◆ **WORKING DATA**
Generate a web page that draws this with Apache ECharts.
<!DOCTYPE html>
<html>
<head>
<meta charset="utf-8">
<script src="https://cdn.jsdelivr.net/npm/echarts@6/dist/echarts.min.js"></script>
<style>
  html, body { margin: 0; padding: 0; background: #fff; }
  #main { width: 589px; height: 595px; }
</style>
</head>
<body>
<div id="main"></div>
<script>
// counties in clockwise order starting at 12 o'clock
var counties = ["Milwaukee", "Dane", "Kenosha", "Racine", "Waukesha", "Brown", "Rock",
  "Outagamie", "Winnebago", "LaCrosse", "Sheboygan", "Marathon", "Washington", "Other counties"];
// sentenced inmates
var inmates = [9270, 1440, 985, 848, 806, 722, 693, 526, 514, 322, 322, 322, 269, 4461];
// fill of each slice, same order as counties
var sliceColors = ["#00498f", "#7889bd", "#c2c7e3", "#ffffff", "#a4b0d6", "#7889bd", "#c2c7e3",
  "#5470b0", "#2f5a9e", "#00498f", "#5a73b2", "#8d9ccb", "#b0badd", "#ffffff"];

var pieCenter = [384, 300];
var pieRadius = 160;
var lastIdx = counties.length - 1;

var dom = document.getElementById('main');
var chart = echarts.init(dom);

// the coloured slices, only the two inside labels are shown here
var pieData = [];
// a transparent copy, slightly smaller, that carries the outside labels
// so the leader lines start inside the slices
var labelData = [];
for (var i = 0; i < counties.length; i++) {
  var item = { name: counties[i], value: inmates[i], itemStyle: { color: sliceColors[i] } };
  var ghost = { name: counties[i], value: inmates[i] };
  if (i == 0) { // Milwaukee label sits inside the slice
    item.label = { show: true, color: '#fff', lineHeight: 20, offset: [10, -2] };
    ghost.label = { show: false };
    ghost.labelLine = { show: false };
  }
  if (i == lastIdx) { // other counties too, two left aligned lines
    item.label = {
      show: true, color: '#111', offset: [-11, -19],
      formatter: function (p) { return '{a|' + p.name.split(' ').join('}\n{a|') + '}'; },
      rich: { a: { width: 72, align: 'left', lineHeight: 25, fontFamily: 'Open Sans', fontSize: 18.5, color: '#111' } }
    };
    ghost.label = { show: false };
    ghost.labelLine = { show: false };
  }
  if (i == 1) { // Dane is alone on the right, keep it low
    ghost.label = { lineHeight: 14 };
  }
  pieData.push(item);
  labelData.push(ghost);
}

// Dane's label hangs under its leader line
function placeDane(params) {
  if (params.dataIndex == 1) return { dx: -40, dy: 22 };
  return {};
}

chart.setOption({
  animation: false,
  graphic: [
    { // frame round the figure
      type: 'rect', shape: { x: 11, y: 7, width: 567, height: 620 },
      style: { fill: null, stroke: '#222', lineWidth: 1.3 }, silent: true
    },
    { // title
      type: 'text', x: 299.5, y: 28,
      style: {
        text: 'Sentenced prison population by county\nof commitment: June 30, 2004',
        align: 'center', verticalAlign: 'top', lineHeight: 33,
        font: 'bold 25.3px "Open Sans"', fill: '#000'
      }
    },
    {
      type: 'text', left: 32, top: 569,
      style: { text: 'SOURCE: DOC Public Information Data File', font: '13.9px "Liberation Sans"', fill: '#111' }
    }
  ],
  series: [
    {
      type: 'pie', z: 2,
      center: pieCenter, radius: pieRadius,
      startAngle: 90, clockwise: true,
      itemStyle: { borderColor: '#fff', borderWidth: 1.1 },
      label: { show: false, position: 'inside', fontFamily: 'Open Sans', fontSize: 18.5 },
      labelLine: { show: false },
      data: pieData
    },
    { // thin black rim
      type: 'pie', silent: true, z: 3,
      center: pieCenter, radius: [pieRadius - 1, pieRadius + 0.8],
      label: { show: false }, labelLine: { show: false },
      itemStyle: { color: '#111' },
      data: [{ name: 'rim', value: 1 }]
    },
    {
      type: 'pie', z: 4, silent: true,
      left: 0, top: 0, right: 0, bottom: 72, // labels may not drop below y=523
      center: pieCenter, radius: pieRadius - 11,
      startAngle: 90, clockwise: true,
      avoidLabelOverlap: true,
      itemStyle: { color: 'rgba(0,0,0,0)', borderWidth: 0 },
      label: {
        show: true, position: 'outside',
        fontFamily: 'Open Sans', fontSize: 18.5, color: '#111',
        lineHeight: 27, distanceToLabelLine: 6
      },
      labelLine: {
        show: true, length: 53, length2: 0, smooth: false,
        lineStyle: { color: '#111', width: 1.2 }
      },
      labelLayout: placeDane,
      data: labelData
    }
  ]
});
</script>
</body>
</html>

==

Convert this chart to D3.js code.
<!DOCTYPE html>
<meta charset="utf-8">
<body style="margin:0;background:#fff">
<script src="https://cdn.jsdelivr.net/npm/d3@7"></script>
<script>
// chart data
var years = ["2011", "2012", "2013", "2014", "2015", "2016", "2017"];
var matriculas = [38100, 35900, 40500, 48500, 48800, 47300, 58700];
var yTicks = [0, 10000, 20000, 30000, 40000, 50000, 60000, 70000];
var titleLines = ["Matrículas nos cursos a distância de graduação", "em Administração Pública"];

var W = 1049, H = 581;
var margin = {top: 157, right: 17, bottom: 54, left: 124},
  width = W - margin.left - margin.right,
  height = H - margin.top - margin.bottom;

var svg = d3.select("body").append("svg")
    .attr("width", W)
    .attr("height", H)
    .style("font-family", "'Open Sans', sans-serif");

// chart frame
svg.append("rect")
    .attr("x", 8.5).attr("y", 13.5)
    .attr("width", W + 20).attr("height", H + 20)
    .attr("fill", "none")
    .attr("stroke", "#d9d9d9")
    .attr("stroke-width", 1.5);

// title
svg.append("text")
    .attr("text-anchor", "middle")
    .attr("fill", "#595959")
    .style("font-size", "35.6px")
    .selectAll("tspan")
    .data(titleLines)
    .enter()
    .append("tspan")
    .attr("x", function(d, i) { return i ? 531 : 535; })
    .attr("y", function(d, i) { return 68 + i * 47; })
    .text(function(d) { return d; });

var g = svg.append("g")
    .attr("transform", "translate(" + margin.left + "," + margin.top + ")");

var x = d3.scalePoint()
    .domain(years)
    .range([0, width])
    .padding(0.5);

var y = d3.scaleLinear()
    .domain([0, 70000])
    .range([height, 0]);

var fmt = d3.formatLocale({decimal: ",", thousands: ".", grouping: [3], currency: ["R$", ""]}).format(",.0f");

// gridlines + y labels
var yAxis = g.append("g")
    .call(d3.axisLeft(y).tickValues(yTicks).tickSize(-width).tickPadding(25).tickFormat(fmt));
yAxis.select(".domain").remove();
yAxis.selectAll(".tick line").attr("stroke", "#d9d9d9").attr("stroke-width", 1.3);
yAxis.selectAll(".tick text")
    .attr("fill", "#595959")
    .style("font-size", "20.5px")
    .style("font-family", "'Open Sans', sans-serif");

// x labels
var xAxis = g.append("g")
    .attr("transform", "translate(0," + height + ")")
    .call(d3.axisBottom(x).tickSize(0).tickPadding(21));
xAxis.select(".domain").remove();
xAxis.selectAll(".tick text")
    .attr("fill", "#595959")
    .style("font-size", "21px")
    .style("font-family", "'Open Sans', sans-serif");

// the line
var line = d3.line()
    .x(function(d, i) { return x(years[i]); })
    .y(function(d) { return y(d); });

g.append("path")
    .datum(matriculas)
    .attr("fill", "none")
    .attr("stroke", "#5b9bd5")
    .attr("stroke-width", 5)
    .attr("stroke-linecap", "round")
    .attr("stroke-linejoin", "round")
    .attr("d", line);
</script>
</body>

◆ **DIRECTION**
Output the lines of the records above exactly as they appear, from the line containing "Generate a web" through the line containing "var chart = echarts.init(dom);".

◆ **EXERCISE ANSWER**
Generate a web page that draws this with Apache ECharts.
<!DOCTYPE html>
<html>
<head>
<meta charset="utf-8">
<script src="https://cdn.jsdelivr.net/npm/echarts@6/dist/echarts.min.js"></script>
<style>
  html, body { margin: 0; padding: 0; background: #fff; }
  #main { width: 589px; height: 595px; }
</style>
</head>
<body>
<div id="main"></div>
<script>
// counties in clockwise order starting at 12 o'clock
var counties = ["Milwaukee", "Dane", "Kenosha", "Racine", "Waukesha", "Brown", "Rock",
  "Outagamie", "Winnebago", "LaCrosse", "Sheboygan", "Marathon", "Washington", "Other counties"];
// sentenced inmates
var inmates = [9270, 1440, 985, 848, 806, 722, 693, 526, 514, 322, 322, 322, 269, 4461];
// fill of each slice, same order as counties
var sliceColors = ["#00498f", "#7889bd", "#c2c7e3", "#ffffff", "#a4b0d6", "#7889bd", "#c2c7e3",
  "#5470b0", "#2f5a9e", "#00498f", "#5a73b2", "#8d9ccb", "#b0badd", "#ffffff"];

var pieCenter = [384, 300];
var pieRadius = 160;
var lastIdx = counties.length - 1;

var dom = document.getElementById('main');
var chart = echarts.init(dom);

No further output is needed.